Джейран никогда её не била, никогда не повышала голос. Она лечила раны, мазала спину мазью, учила растягивать тесто для национальных блюд, показывала, как правильно доить козу, как разводить огонь в печи. Иногда — тихим голосом, без нажима — рассказывала истории. Не страшные, но грустные. В некоторых из них звучала правда, от которой хотелось выть.

Сама того не замечая, Лия начала ждать вечеров с Джейран. В её голосе было то, чего Лия давно уже не чувствовала рядом с собой — тепло и ласка.

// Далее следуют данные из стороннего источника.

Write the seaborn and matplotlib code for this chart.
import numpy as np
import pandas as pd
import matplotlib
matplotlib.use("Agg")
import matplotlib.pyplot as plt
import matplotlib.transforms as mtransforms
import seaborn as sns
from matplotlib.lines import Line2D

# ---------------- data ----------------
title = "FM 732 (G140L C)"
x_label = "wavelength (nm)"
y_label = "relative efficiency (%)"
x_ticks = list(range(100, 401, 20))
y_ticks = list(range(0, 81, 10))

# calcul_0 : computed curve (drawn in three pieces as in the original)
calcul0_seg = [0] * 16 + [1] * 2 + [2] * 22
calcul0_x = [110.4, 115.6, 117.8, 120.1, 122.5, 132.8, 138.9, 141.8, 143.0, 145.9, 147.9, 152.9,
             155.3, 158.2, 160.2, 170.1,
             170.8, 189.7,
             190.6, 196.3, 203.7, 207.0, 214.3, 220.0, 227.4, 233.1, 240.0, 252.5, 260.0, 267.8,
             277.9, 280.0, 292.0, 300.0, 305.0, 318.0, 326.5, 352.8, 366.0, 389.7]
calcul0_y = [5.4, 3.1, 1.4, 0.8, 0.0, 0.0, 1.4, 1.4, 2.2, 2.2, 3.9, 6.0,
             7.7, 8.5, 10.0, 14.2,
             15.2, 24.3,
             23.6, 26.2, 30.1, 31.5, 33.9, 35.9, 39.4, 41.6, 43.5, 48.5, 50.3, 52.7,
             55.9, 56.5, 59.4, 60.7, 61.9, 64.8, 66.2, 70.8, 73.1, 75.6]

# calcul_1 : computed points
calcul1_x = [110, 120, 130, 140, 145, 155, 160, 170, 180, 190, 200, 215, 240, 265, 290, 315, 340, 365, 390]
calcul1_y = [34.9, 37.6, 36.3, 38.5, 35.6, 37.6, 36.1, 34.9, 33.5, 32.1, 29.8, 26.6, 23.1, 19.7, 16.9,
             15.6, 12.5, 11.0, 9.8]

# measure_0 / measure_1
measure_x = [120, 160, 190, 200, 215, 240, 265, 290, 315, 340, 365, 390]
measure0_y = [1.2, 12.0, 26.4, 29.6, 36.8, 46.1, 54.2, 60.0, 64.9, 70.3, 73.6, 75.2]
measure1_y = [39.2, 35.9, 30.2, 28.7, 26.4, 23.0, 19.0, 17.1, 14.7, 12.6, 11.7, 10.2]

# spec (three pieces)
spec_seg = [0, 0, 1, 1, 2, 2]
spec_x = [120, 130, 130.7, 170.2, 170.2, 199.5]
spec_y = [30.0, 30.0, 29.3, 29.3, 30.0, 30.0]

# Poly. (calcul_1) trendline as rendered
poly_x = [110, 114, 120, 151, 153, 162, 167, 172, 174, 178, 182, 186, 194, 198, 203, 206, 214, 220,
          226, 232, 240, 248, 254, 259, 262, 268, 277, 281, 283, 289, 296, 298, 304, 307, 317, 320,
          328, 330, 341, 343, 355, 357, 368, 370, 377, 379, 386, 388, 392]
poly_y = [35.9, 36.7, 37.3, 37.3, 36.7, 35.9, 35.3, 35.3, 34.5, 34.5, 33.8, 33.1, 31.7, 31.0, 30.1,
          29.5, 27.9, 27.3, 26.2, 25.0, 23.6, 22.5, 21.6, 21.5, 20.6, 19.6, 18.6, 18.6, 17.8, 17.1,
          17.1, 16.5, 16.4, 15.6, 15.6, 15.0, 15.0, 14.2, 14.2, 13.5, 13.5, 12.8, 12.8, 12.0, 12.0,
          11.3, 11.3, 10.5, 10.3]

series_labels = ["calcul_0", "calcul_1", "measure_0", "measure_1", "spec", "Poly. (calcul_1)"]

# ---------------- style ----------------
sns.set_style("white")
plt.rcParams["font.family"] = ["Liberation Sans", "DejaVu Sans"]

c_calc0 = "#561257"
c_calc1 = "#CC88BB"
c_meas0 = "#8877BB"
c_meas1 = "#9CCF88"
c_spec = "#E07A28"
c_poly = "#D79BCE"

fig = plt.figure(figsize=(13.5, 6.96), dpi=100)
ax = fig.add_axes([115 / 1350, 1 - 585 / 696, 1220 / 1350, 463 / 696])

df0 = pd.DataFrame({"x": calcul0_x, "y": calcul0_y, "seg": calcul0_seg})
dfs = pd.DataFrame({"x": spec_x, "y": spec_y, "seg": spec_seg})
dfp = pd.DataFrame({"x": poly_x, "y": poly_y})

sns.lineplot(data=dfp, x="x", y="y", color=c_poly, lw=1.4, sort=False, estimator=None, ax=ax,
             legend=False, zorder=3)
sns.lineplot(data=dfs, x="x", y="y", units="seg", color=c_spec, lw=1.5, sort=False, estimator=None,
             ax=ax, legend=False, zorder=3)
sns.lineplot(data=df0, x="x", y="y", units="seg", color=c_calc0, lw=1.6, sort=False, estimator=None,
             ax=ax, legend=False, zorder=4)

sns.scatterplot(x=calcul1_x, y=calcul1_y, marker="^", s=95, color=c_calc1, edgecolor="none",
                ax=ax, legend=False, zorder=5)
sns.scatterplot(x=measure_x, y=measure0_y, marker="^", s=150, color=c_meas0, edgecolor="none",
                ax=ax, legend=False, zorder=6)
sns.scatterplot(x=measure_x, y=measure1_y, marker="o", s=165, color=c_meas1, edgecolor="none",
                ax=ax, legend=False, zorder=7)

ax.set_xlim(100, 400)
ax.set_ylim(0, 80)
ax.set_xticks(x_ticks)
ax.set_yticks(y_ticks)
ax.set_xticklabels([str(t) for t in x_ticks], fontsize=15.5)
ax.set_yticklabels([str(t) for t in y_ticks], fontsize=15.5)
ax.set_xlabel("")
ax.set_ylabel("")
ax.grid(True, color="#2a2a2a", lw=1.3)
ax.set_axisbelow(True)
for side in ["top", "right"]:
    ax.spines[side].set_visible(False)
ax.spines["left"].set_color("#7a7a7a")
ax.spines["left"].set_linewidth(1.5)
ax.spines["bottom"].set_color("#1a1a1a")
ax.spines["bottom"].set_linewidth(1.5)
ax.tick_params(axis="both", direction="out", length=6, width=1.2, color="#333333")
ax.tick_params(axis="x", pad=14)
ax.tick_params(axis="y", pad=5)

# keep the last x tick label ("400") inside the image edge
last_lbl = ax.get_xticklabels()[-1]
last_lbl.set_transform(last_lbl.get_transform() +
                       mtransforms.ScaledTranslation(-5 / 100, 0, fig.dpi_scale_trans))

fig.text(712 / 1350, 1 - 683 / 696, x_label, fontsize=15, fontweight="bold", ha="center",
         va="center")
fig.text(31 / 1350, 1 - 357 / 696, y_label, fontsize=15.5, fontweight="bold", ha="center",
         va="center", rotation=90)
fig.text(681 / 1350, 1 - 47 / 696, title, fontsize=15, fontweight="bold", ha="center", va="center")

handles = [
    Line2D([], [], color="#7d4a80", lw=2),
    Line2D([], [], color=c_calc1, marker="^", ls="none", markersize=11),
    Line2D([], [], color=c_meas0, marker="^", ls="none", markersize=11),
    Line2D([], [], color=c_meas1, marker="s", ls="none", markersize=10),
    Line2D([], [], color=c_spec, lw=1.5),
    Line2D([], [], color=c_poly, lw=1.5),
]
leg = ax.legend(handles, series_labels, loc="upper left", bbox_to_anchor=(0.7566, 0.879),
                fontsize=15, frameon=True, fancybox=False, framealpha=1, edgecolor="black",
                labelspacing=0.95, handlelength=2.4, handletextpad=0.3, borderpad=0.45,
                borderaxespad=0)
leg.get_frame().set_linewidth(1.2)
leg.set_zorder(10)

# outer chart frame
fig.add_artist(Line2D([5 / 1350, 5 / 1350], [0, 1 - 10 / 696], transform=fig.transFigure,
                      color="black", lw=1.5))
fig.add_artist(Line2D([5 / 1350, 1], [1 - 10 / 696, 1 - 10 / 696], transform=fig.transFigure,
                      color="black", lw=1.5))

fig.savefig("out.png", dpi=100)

И так хотелось хоть раз упасть перед ней на колени, уткнуться лицом в её ладони и сказать: «Пожалуйста... помоги. Я не выдержу.»

Но она знала ответ заранее. Джейран погладит её по голове. Может, обнимет. Может, и поплачет вместе с ней — тихо, украдкой. Но не поможет. И совсем не потому что не хочет, а просто потому, что не понимает, как жить иначе.

Рядом с ней на горячую землю села Аминат, с как обычно недовольным лицом. Лия даже головы не повернула в сторону сестры, понимая, что та не ищет общения, а тоже просто устала. Для Аминат возвращение к родителям было наказанием, в котором она винила Лию, ведь не будь та настолько непокорной их обеих оставили бы в городе, с Заремой. А так пришлось сопровождать эту русскую в горы, к родителям.

Но внезапно та протянула девушке бутылочку с водой — свою Лия выпила еще час назад.

Алия медленно приняла воду, чуть вопросительно посмотрев на сестру. Но глаза той были устремлены куда-то ниже, на другое поле.

Лия проследила за взглядом и вздрогнула.